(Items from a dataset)
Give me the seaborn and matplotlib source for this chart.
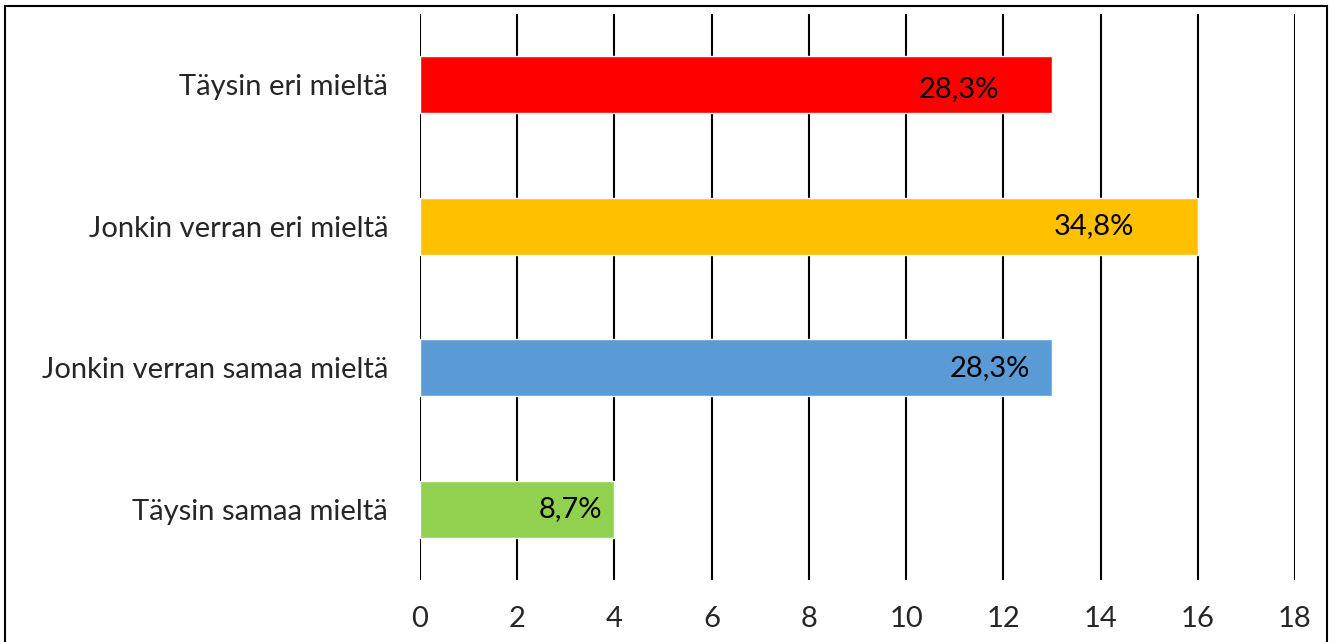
import matplotlib
matplotlib.use("Agg")
import matplotlib.pyplot as plt
import matplotlib.patches as mpatches
import seaborn as sns
import pandas as pd

categories = ["Täysin eri mieltä", "Jonkin verran eri mieltä",
              "Jonkin verran samaa mieltä", "Täysin samaa mieltä"]
counts = [13, 16, 13, 4]
pct_labels = ["28,3%", "34,8%", "28,3%", "8,7%"]
bar_colors = ["#FF0000", "#FFC000", "#5B9BD5", "#92D050"]
x_ticks = [0, 2, 4, 6, 8, 10, 12, 14, 16, 18]
# label inset from the bar end, in points
label_inset = [38, 46, 16, 9]

df = pd.DataFrame({"category": categories, "count": counts})

sns.set_style("white")
plt.rcParams["font.family"] = ["Lato", "DejaVu Sans"]

W, H = 1335, 642
fig = plt.figure(figsize=(W / 100, H / 100), dpi=100)
ax = fig.add_axes([420 / W, 1 - 580 / H, (1295 - 420) / W, (580 - 14) / H])

sns.barplot(data=df, y="category", x="count", hue="category",
            palette=bar_colors, order=categories, hue_order=categories,
            width=0.4, legend=False, ax=ax, saturation=1)

ax.set_xlim(0, 18)
ax.set_ylim(3.5, -0.5)
ax.set_xticks(x_ticks)
ax.set_xticklabels([str(t) for t in x_ticks])
ax.xaxis.grid(True, color="black", linewidth=1.5)
ax.yaxis.grid(False)
ax.set_axisbelow(True)
for s in ax.spines.values():
    s.set_visible(False)
ax.tick_params(axis="x", length=0, pad=19, labelsize=21)
ax.tick_params(axis="y", length=0, pad=23, labelsize=21)
ax.set_xlabel("")
ax.set_ylabel("")

for i, (v, lab) in enumerate(zip(counts, pct_labels)):
    ax.annotate(lab, xy=(v, i), xytext=(-label_inset[i], -3 if i == 0 else 0),
                textcoords="offset points", ha="right", va="center",
                fontsize=21, color="black")

# outer chart frame
fig.patches.append(mpatches.Rectangle((5 / W, -0.1), (1327 - 5) / W, 1.1 - 6 / H,
                                      transform=fig.transFigure, fill=False,
                                      edgecolor="black", linewidth=1.5))

fig.savefig("out.png", dpi=100)
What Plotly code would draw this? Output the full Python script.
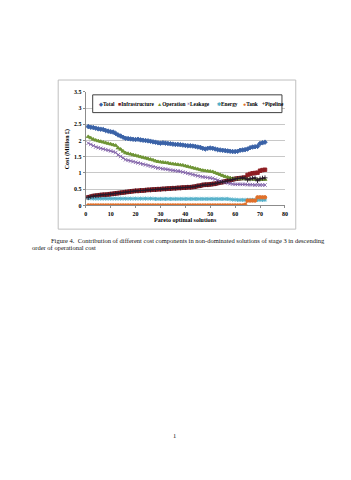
import plotly.graph_objects as go

solutions = list(range(1, 73))

total = [2.43, 2.41, 2.40, 2.38, 2.36, 2.35, 2.34, 2.31, 2.29, 2.27, 2.26, 2.22, 2.17, 2.14, 2.10, 2.07, 2.06, 2.05,
         2.04, 2.03, 2.04, 2.02, 2.01, 2.00, 1.99, 1.98, 1.96, 1.95, 1.93, 1.92, 1.93, 1.92, 1.91, 1.90, 1.89, 1.88,
         1.88, 1.87, 1.86, 1.85, 1.84, 1.84, 1.83, 1.82, 1.80, 1.79, 1.76, 1.74, 1.76, 1.77, 1.76, 1.74, 1.72, 1.71,
         1.70, 1.69, 1.68, 1.67, 1.66, 1.66, 1.67, 1.70, 1.71, 1.72, 1.74, 1.78, 1.80, 1.81, 1.82, 1.91, 1.93, 1.95]

infrastructure = [0.25, 0.27, 0.29, 0.30, 0.31, 0.32, 0.33, 0.33, 0.34, 0.35, 0.36, 0.37, 0.38, 0.39, 0.40, 0.41, 0.42, 0.43,
                  0.44, 0.45, 0.45, 0.46, 0.46, 0.47, 0.48, 0.48, 0.49, 0.49, 0.50, 0.50, 0.51, 0.51, 0.52, 0.52, 0.53, 0.53,
                  0.54, 0.54, 0.55, 0.55, 0.56, 0.56, 0.57, 0.58, 0.60, 0.61, 0.63, 0.64, 0.64, 0.65, 0.66, 0.67, 0.69, 0.71,
                  0.72, 0.74, 0.76, 0.78, 0.80, 0.82, 0.83, 0.84, 0.85, 0.86, 0.94, 0.97, 0.99, 1.00, 1.01, 1.07, 1.09, 1.10]

operation = [2.12, 2.08, 2.04, 2.01, 1.99, 1.97, 1.95, 1.93, 1.91, 1.89, 1.87, 1.85, 1.77, 1.73, 1.67, 1.62, 1.60, 1.58,
             1.56, 1.54, 1.52, 1.50, 1.48, 1.46, 1.44, 1.42, 1.40, 1.37, 1.35, 1.34, 1.33, 1.32, 1.31, 1.29, 1.28, 1.27,
             1.26, 1.25, 1.24, 1.22, 1.20, 1.18, 1.16, 1.14, 1.12, 1.10, 1.08, 1.07, 1.06, 1.05, 1.04, 1.01, 0.98, 0.95,
             0.92, 0.89, 0.87, 0.85, 0.83, 0.82, 0.82, 0.82, 0.82, 0.82, 0.81, 0.81, 0.81, 0.80, 0.80, 0.80, 0.80, 0.80]

leakage = [1.92, 1.88, 1.84, 1.80, 1.78, 1.76, 1.74, 1.72, 1.70, 1.68, 1.66, 1.63, 1.56, 1.51, 1.46, 1.41, 1.39, 1.37,
           1.35, 1.33, 1.31, 1.29, 1.27, 1.25, 1.23, 1.21, 1.19, 1.17, 1.15, 1.14, 1.13, 1.12, 1.11, 1.09, 1.08, 1.07,
           1.06, 1.05, 1.03, 1.01, 0.99, 0.97, 0.95, 0.93, 0.91, 0.89, 0.88, 0.87, 0.86, 0.85, 0.84, 0.81, 0.78, 0.75,
           0.73, 0.71, 0.69, 0.67, 0.66, 0.65, 0.65, 0.65, 0.65, 0.65, 0.64, 0.64, 0.64, 0.63, 0.63, 0.63, 0.63, 0.63]

energy = [0.22, 0.22, 0.21, 0.21, 0.21, 0.21, 0.21, 0.21, 0.21, 0.21, 0.21, 0.21, 0.21, 0.21, 0.21, 0.21, 0.21, 0.21,
          0.21, 0.21, 0.21, 0.21, 0.21, 0.21, 0.21, 0.21, 0.21, 0.20, 0.20, 0.20, 0.20, 0.20, 0.20, 0.20, 0.20, 0.20,
          0.20, 0.20, 0.20, 0.20, 0.20, 0.20, 0.20, 0.20, 0.20, 0.20, 0.20, 0.20, 0.20, 0.20, 0.20, 0.20, 0.20, 0.20,
          0.20, 0.20, 0.20, 0.19, 0.18, 0.18, 0.17, 0.17, 0.17, 0.17, 0.17, 0.17, 0.17, 0.17, 0.17, 0.17, 0.17, 0.17]

tank = [0.0] * 63 + [0.02, 0.15, 0.15, 0.15, 0.15, 0.25, 0.25, 0.25, 0.25]

pipeline = [0.25, 0.27, 0.29, 0.30, 0.31, 0.32, 0.33, 0.33, 0.34, 0.35, 0.36, 0.37, 0.38, 0.39, 0.40, 0.41, 0.42, 0.43,
            0.44, 0.45, 0.45, 0.46, 0.46, 0.47, 0.48, 0.48, 0.49, 0.49, 0.50, 0.50, 0.51, 0.51, 0.52, 0.52, 0.53, 0.53,
            0.54, 0.54, 0.55, 0.55, 0.56, 0.56, 0.57, 0.58, 0.60, 0.61, 0.63, 0.64, 0.64, 0.65, 0.66, 0.67, 0.69, 0.71,
            0.72, 0.74, 0.76, 0.78, 0.80, 0.82, 0.83, 0.84, 0.85, 0.84, 0.79, 0.82, 0.84, 0.85, 0.76, 0.82, 0.84, 0.85]

y_ticks = [0, 0.5, 1, 1.5, 2, 2.5, 3, 3.5]
x_ticks = [0, 10, 20, 30, 40, 50, 60, 70, 80]

series = [
    ("Total", total, "#3A62A7", "diamond", "◆"),
    ("Infrastructure", infrastructure, "#8E1E22", "square", "■"),
    ("Operation", operation, "#6E9434", "triangle-up", "▲"),
    ("Leakage", leakage, "#8466AA", "x-thin", "×"),
    ("Energy", energy, "#52AFC8", "asterisk", "✱"),
    ("Tank", tank, "#E0702A", "circle", "●"),
    ("Pipeline", pipeline, "#2A1A2A", "cross-thin", "+"),
]

W, H = 351, 480
def px(x):
    return x / W
def py(y):
    return 1 - y / H

fig = go.Figure()
for name, vals, col, sym, _ in series:
    fig.add_trace(go.Scatter(
        x=solutions, y=vals, mode="lines+markers", name=name,
        line=dict(color=col, width=1.1),
        marker=dict(symbol=sym, size=3.5, color=col, line=dict(color=col, width=0.9)),
        showlegend=False,
    ))

FONT = "Liberation Serif"
fig.update_layout(
    width=W, height=H,
    margin=dict(l=0, r=0, t=0, b=0),
    paper_bgcolor="white", plot_bgcolor="white",
    xaxis=dict(domain=[px(85), px(287)], range=[0, 80], tickvals=x_ticks,
               ticktext=[f"<b>{v}</b>" for v in x_ticks],
               showgrid=False, zeroline=False, showline=True, linecolor="#8C8C8C", linewidth=1,
               ticks="outside", ticklen=2, tickcolor="#8C8C8C",
               tickfont=dict(family=FONT, size=6, color="#000")),
    yaxis=dict(domain=[py(205), py(90)], range=[0, 3.5], tickvals=y_ticks,
               ticktext=[f"<b>{v:g}</b>" for v in y_ticks],
               showgrid=True, gridcolor="#C8C8C8", gridwidth=1, zeroline=False,
               showline=True, linecolor="#8C8C8C", linewidth=1,
               ticks="outside", ticklen=2, tickcolor="#8C8C8C",
               tickfont=dict(family=FONT, size=6, color="#000")),
)

shapes = [
    dict(type="rect", xref="paper", yref="paper", x0=px(57), x1=px(298), y0=py(229), y1=py(78),
         line=dict(color="#BFBFBF", width=1), fillcolor="rgba(0,0,0,0)", layer="below"),
    dict(type="rect", xref="paper", yref="paper", x0=px(92), x1=px(284), y0=py(111), y1=py(93),
         line=dict(color="#404040", width=1), fillcolor="white", layer="above"),
]
fig.update_layout(shapes=shapes)

annotations = []
leg_x = [95.5, 116, 155, 186, 216, 242, 262]
for (name, vals, col, sym, glyph), lx in zip(series, leg_x):
    annotations.append(dict(
        xref="paper", yref="paper", x=px(lx), y=py(102), xanchor="left", yanchor="middle",
        showarrow=False,
        text=f'<span style="color:{col}"><b>{glyph}</b></span><b>{name}</b>',
        font=dict(family=FONT, size=5.3, color="#000"),
    ))

annotations += [
    dict(xref="paper", yref="paper", x=px(186), y=py(220), xanchor="center", yanchor="middle",
         showarrow=False, text="<b>Pareto optimal solutions</b>",
         font=dict(family=FONT, size=6, color="#000")),
    dict(xref="paper", yref="paper", x=px(66), y=py(148), xanchor="center", yanchor="middle",
         showarrow=False, text="<b>Cost (Million £)</b>", textangle=-90,
         font=dict(family=FONT, size=6, color="#000")),
    dict(xref="paper", yref="paper", x=px(48), y=py(240), xanchor="left", yanchor="middle",
         showarrow=False,
         text="Figure 4.  Contribution of different cost components in non-dominated solutions of stage 3 in descending",
         font=dict(family=FONT, size=6.5, color="#111")),
    dict(xref="paper", yref="paper", x=px(28), y=py(247.5), xanchor="left", yanchor="middle",
         showarrow=False, text="order of operational cost",
         font=dict(family=FONT, size=6.5, color="#111")),
    dict(xref="paper", yref="paper", x=px(175), y=py(438), xanchor="center", yanchor="middle",
         showarrow=False, text="1",
         font=dict(family=FONT, size=6.5, color="#111")),
]
fig.update_layout(annotations=annotations)

fig.write_html("out.html")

• Instructions for the task:
Reproduce only the lines of the records from the start up to and including the line that holds "ax = fig.add_axes([420"; do not carry over any picture.

• Written response:
Give me the seaborn and matplotlib source for this chart.
import matplotlib
matplotlib.use("Agg")
import matplotlib.pyplot as plt
import matplotlib.patches as mpatches
import seaborn as sns
import pandas as pd

categories = ["Täysin eri mieltä", "Jonkin verran eri mieltä",
              "Jonkin verran samaa mieltä", "Täysin samaa mieltä"]
counts = [13, 16, 13, 4]
pct_labels = ["28,3%", "34,8%", "28,3%", "8,7%"]
bar_colors = ["#FF0000", "#FFC000", "#5B9BD5", "#92D050"]
x_ticks = [0, 2, 4, 6, 8, 10, 12, 14, 16, 18]
# label inset from the bar end, in points
label_inset = [38, 46, 16, 9]

df = pd.DataFrame({"category": categories, "count": counts})

sns.set_style("white")
plt.rcParams["font.family"] = ["Lato", "DejaVu Sans"]

W, H = 1335, 642
fig = plt.figure(figsize=(W / 100, H / 100), dpi=100)
ax = fig.add_axes([420 / W, 1 - 580 / H, (1295 - 420) / W, (580 - 14) / H])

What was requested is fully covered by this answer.